[BEGIN DATA BLOCK]

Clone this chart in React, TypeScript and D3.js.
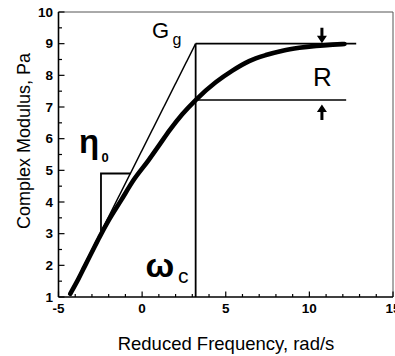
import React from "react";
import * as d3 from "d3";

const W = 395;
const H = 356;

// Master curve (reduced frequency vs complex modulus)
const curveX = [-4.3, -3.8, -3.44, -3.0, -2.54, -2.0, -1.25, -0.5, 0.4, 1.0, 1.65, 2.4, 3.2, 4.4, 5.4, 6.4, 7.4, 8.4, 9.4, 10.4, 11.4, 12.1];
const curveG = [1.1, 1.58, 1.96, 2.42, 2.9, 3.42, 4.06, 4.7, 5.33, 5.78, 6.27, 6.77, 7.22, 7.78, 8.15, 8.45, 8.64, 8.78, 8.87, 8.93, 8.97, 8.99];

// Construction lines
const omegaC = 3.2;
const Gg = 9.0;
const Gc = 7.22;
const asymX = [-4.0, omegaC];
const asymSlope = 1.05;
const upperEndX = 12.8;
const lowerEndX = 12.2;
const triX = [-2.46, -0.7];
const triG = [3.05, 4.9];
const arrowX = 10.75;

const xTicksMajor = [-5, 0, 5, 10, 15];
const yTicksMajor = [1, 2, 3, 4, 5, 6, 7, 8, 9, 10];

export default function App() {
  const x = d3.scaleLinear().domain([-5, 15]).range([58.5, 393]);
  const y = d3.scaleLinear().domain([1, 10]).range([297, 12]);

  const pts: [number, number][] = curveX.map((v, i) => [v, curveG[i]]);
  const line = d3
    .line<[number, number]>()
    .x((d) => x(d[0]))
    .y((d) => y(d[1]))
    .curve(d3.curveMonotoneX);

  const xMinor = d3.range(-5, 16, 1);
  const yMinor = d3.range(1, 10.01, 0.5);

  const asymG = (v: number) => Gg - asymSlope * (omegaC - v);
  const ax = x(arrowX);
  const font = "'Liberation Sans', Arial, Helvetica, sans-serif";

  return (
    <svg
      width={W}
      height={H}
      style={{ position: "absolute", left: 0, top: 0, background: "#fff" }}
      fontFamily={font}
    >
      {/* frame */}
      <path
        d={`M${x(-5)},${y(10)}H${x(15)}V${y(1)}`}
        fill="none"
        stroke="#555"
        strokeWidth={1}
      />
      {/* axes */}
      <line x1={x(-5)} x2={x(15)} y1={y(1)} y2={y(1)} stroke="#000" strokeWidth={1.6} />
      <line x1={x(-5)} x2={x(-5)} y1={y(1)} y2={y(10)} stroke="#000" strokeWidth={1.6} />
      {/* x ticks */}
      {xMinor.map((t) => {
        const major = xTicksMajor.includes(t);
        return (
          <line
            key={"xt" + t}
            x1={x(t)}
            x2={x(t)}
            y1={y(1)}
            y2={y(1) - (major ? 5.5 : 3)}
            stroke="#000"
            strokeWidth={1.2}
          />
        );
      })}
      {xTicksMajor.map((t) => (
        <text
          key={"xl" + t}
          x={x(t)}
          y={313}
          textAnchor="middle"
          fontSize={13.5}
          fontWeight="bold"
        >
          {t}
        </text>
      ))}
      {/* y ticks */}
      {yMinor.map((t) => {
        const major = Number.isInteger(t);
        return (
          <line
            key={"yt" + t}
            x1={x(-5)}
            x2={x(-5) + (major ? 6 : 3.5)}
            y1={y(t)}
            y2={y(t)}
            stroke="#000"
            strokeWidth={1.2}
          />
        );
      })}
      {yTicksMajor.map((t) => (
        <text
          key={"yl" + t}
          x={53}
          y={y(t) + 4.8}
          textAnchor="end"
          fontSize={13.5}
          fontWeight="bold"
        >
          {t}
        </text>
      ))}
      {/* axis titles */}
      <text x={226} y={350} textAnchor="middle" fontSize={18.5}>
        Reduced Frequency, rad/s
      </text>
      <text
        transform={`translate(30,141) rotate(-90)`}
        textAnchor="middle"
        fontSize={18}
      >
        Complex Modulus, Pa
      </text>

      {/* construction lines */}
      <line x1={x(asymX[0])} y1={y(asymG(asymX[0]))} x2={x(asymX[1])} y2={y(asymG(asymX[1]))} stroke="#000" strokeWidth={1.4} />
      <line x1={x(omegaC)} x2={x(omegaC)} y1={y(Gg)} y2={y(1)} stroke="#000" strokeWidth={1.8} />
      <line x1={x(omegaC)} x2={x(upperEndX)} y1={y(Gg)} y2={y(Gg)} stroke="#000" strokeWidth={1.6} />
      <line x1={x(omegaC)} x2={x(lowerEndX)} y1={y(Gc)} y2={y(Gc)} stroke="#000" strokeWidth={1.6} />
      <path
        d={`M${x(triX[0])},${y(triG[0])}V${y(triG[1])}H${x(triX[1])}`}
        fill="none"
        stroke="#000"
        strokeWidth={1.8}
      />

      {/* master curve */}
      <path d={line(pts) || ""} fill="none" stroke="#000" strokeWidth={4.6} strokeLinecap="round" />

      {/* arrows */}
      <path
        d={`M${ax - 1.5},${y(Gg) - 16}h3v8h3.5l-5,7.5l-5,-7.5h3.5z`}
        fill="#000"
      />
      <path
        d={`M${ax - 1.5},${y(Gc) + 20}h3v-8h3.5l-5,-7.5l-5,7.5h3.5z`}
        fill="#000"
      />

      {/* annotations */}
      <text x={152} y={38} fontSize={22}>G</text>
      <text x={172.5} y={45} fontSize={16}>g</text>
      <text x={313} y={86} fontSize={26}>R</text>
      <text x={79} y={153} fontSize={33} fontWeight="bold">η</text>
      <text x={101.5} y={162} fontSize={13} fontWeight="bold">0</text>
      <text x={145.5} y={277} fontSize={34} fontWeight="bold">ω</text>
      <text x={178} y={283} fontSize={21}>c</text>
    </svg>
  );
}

[END DATA BLOCK]

Omitting all images, print the listing exactly.

THE ANSWER:
Clone this chart in React, TypeScript and D3.js.
import React from "react";
import * as d3 from "d3";

const W = 395;
const H = 356;

// Master curve (reduced frequency vs complex modulus)
const curveX = [-4.3, -3.8, -3.44, -3.0, -2.54, -2.0, -1.25, -0.5, 0.4, 1.0, 1.65, 2.4, 3.2, 4.4, 5.4, 6.4, 7.4, 8.4, 9.4, 10.4, 11.4, 12.1];
const curveG = [1.1, 1.58, 1.96, 2.42, 2.9, 3.42, 4.06, 4.7, 5.33, 5.78, 6.27, 6.77, 7.22, 7.78, 8.15, 8.45, 8.64, 8.78, 8.87, 8.93, 8.97, 8.99];

// Construction lines
const omegaC = 3.2;
const Gg = 9.0;
const Gc = 7.22;
const asymX = [-4.0, omegaC];
const asymSlope = 1.05;
const upperEndX = 12.8;
const lowerEndX = 12.2;
const triX = [-2.46, -0.7];
const triG = [3.05, 4.9];
const arrowX = 10.75;

const xTicksMajor = [-5, 0, 5, 10, 15];
const yTicksMajor = [1, 2, 3, 4, 5, 6, 7, 8, 9, 10];

export default function App() {
  const x = d3.scaleLinear().domain([-5, 15]).range([58.5, 393]);
  const y = d3.scaleLinear().domain([1, 10]).range([297, 12]);

  const pts: [number, number][] = curveX.map((v, i) => [v, curveG[i]]);
  const line = d3
    .line<[number, number]>()
    .x((d) => x(d[0]))
    .y((d) => y(d[1]))
    .curve(d3.curveMonotoneX);

  const xMinor = d3.range(-5, 16, 1);
  const yMinor = d3.range(1, 10.01, 0.5);

  const asymG = (v: number) => Gg - asymSlope * (omegaC - v);
  const ax = x(arrowX);
  const font = "'Liberation Sans', Arial, Helvetica, sans-serif";

  return (
    <svg
      width={W}
      height={H}
      style={{ position: "absolute", left: 0, top: 0, background: "#fff" }}
      fontFamily={font}
    >
      {/* frame */}
      <path
        d={`M${x(-5)},${y(10)}H${x(15)}V${y(1)}`}
        fill="none"
        stroke="#555"
        strokeWidth={1}
      />
      {/* axes */}
      <line x1={x(-5)} x2={x(15)} y1={y(1)} y2={y(1)} stroke="#000" strokeWidth={1.6} />
      <line x1={x(-5)} x2={x(-5)} y1={y(1)} y2={y(10)} stroke="#000" strokeWidth={1.6} />
      {/* x ticks */}
      {xMinor.map((t) => {
        const major = xTicksMajor.includes(t);
        return (
          <line
            key={"xt" + t}
            x1={x(t)}
            x2={x(t)}
            y1={y(1)}
            y2={y(1) - (major ? 5.5 : 3)}
            stroke="#000"
            strokeWidth={1.2}
          />
        );
      })}
      {xTicksMajor.map((t) => (
        <text
          key={"xl" + t}
          x={x(t)}
          y={313}
          textAnchor="middle"
          fontSize={13.5}
          fontWeight="bold"
        >
          {t}
        </text>
      ))}
      {/* y ticks */}
      {yMinor.map((t) => {
        const major = Number.isInteger(t);
        return (
          <line
            key={"yt" + t}
            x1={x(-5)}
            x2={x(-5) + (major ? 6 : 3.5)}
            y1={y(t)}
            y2={y(t)}
            stroke="#000"
            strokeWidth={1.2}
          />
        );
      })}
      {yTicksMajor.map((t) => (
        <text
          key={"yl" + t}
          x={53}
          y={y(t) + 4.8}
          textAnchor="end"
          fontSize={13.5}
          fontWeight="bold"
        >
          {t}
        </text>
      ))}
      {/* axis titles */}
      <text x={226} y={350} textAnchor="middle" fontSize={18.5}>
        Reduced Frequency, rad/s
      </text>
      <text
        transform={`translate(30,141) rotate(-90)`}
        textAnchor="middle"
        fontSize={18}
      >
        Complex Modulus, Pa
      </text>

      {/* construction lines */}
      <line x1={x(asymX[0])} y1={y(asymG(asymX[0]))} x2={x(asymX[1])} y2={y(asymG(asymX[1]))} stroke="#000" strokeWidth={1.4} />
      <line x1={x(omegaC)} x2={x(omegaC)} y1={y(Gg)} y2={y(1)} stroke="#000" strokeWidth={1.8} />
      <line x1={x(omegaC)} x2={x(upperEndX)} y1={y(Gg)} y2={y(Gg)} stroke="#000" strokeWidth={1.6} />
      <line x1={x(omegaC)} x2={x(lowerEndX)} y1={y(Gc)} y2={y(Gc)} stroke="#000" strokeWidth={1.6} />
      <path
        d={`M${x(triX[0])},${y(triG[0])}V${y(triG[1])}H${x(triX[1])}`}
        fill="none"
        stroke="#000"
        strokeWidth={1.8}
      />

      {/* master curve */}
      <path d={line(pts) || ""} fill="none" stroke="#000" strokeWidth={4.6} strokeLinecap="round" />

      {/* arrows */}
      <path
        d={`M${ax - 1.5},${y(Gg) - 16}h3v8h3.5l-5,7.5l-5,-7.5h3.5z`}
        fill="#000"
      />
      <path
        d={`M${ax - 1.5},${y(Gc) + 20}h3v-8h3.5l-5,-7.5l-5,7.5h3.5z`}
        fill="#000"
      />

      {/* annotations */}
      <text x={152} y={38} fontSize={22}>G</text>
      <text x={172.5} y={45} fontSize={16}>g</text>
      <text x={313} y={86} fontSize={26}>R</text>
      <text x={79} y={153} fontSize={33} fontWeight="bold">η</text>
      <text x={101.5} y={162} fontSize={13} fontWeight="bold">0</text>
      <text x={145.5} y={277} fontSize={34} fontWeight="bold">ω</text>
      <text x={178} y={283} fontSize={21}>c</text>
    </svg>
  );
}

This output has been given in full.